BEGIN Source records
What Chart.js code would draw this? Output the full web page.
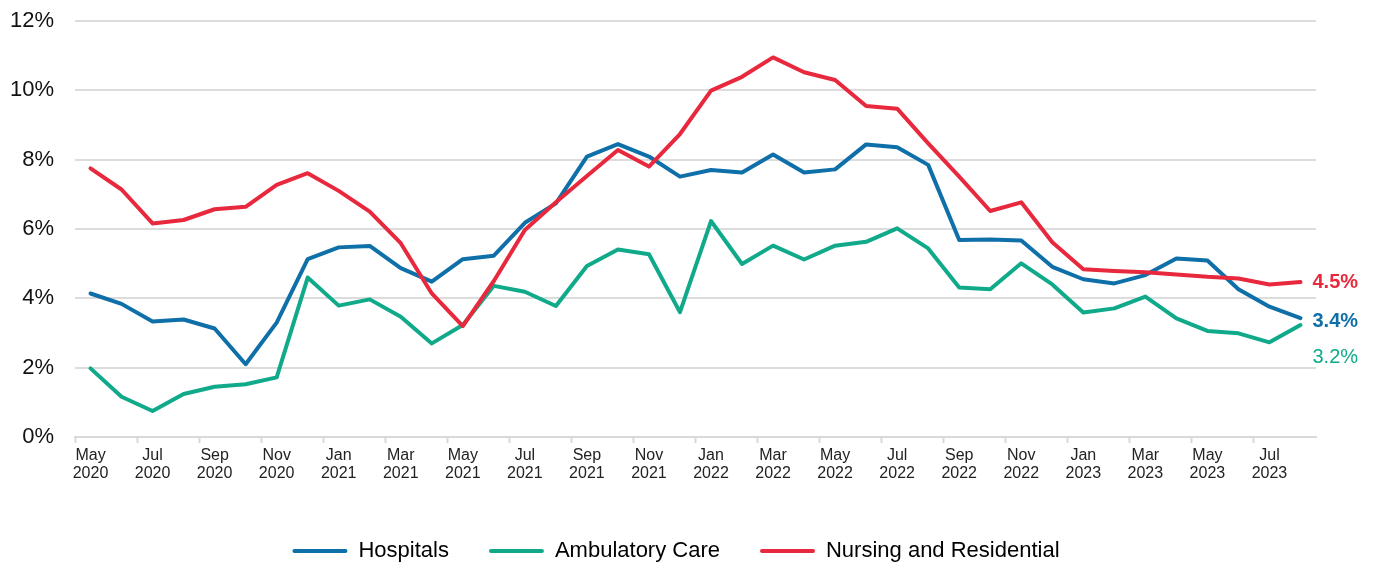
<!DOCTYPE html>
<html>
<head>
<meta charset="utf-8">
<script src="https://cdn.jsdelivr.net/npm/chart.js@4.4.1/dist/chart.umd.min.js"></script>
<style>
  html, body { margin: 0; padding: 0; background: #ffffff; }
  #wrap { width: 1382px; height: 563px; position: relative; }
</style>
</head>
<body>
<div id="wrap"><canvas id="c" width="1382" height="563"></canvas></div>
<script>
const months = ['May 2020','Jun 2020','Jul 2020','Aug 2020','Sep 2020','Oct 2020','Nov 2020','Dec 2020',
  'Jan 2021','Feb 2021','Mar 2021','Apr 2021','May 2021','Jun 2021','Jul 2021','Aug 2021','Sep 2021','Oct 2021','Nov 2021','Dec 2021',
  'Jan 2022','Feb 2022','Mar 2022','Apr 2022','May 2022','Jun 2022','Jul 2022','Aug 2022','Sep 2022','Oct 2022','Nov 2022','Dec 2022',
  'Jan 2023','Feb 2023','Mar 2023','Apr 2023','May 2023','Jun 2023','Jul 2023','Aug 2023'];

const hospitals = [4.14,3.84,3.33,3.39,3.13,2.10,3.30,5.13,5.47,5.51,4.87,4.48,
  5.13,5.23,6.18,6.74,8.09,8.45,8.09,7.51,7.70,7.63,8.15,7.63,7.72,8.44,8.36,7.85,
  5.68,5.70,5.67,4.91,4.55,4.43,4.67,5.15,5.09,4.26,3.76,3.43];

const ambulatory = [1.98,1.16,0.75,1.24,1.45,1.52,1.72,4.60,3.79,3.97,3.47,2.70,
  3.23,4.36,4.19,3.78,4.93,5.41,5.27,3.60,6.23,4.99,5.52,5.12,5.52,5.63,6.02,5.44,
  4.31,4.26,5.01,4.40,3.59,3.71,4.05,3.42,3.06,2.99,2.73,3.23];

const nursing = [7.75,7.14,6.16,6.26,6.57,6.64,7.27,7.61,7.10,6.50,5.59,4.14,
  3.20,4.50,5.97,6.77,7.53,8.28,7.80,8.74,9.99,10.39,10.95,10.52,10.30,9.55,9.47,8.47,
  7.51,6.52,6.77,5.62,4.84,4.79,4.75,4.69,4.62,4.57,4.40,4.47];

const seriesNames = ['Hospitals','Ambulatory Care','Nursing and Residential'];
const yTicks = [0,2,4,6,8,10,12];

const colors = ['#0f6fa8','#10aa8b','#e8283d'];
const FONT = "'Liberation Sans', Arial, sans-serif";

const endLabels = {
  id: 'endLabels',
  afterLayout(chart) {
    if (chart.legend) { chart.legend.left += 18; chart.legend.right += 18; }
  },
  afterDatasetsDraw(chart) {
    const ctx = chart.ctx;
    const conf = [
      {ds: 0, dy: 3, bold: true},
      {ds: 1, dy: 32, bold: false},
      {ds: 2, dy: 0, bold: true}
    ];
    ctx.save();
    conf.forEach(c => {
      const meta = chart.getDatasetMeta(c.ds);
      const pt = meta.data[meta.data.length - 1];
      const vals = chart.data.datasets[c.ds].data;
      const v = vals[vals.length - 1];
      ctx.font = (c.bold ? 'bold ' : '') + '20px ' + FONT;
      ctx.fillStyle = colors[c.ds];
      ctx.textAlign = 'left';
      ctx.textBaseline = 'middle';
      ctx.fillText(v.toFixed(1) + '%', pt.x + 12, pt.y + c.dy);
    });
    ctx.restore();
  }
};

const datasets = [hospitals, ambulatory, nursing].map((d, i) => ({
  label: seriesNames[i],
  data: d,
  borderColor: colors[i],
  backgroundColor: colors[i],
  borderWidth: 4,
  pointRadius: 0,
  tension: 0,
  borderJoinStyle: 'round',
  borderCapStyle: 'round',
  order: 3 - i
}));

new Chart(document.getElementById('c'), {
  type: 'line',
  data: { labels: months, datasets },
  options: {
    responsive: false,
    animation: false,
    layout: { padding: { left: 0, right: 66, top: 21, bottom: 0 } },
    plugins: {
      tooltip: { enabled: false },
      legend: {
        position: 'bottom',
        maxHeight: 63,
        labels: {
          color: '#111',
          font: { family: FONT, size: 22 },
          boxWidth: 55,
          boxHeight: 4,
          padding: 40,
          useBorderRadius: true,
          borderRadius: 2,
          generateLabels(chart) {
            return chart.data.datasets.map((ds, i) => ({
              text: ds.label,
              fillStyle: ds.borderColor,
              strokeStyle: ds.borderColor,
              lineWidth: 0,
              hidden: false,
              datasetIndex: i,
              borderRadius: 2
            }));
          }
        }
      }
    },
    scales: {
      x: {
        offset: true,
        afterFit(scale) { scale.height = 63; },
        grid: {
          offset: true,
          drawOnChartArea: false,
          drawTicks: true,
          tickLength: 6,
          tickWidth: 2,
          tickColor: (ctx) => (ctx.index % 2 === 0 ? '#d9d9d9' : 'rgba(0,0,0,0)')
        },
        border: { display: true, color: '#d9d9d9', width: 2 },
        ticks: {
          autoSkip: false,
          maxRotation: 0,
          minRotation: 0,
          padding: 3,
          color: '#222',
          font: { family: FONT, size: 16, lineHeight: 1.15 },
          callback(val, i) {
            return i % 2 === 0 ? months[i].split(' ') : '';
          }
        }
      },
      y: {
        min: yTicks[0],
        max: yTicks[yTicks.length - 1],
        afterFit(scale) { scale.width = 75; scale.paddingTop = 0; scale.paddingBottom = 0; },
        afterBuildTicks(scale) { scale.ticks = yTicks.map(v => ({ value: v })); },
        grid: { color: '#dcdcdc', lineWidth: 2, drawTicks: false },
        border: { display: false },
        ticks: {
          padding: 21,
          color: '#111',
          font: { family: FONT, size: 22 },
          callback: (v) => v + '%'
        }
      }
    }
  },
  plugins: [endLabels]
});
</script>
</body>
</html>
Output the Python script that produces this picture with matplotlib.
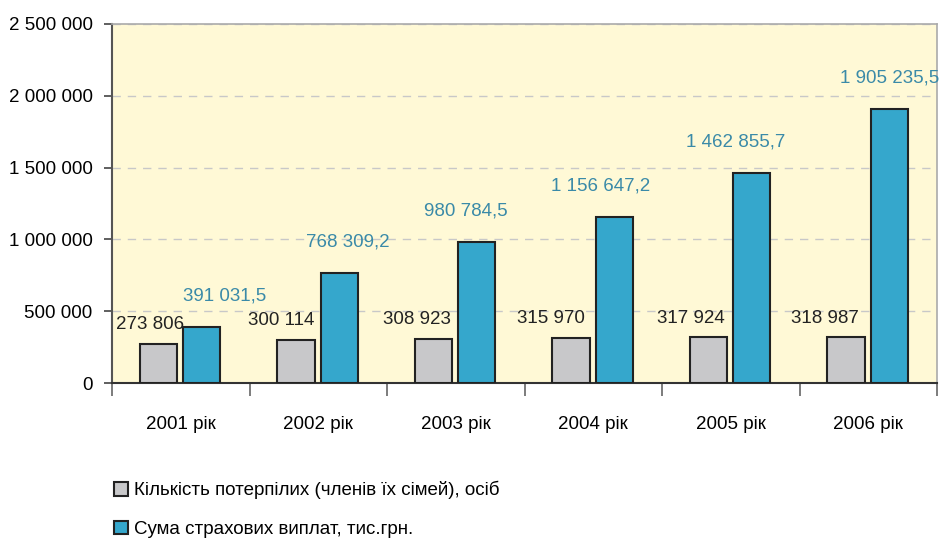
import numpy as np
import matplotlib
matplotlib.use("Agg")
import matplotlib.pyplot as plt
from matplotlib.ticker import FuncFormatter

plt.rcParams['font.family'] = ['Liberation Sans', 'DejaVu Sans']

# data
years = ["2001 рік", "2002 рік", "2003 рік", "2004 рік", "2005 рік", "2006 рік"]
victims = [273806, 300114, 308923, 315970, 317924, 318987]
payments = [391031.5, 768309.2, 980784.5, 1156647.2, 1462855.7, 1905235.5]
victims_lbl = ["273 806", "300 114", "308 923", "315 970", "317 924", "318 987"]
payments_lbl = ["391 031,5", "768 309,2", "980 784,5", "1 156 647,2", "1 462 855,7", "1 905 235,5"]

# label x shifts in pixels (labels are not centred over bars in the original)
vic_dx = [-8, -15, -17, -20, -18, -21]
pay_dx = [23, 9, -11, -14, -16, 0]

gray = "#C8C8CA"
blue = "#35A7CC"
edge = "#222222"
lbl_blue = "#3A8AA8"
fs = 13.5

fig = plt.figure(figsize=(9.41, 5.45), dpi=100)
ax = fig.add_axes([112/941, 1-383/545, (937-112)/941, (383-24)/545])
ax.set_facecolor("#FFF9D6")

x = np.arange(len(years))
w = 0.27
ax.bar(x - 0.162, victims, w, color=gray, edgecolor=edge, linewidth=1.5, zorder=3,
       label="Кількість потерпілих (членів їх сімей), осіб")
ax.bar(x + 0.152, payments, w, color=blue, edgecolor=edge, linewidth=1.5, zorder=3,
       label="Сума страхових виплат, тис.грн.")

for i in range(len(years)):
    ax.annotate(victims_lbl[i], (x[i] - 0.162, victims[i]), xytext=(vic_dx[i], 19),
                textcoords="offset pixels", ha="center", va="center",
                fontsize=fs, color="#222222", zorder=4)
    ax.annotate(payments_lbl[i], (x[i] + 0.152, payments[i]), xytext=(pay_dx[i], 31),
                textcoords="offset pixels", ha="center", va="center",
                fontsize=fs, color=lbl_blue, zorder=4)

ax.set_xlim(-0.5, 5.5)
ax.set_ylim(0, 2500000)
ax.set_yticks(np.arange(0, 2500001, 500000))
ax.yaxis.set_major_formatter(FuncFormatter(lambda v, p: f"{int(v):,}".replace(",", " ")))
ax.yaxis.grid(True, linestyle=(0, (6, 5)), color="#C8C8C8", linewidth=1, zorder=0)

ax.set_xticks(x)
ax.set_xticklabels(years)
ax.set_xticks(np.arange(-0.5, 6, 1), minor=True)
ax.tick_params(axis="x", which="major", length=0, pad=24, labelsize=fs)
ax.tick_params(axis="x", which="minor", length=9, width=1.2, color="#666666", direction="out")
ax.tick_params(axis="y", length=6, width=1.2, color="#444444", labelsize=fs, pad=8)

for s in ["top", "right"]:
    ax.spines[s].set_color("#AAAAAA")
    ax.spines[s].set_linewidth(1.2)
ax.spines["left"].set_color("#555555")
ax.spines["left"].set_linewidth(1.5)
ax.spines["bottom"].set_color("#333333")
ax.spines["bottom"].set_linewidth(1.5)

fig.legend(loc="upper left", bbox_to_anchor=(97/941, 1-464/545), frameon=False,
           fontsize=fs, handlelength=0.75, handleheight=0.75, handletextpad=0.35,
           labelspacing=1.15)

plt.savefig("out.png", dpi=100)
END Source records
Pull every line containing "this" from the data.

What Chart.js code would draw this? Output the full web page.
Output the Python script that produces this picture with matplotlib.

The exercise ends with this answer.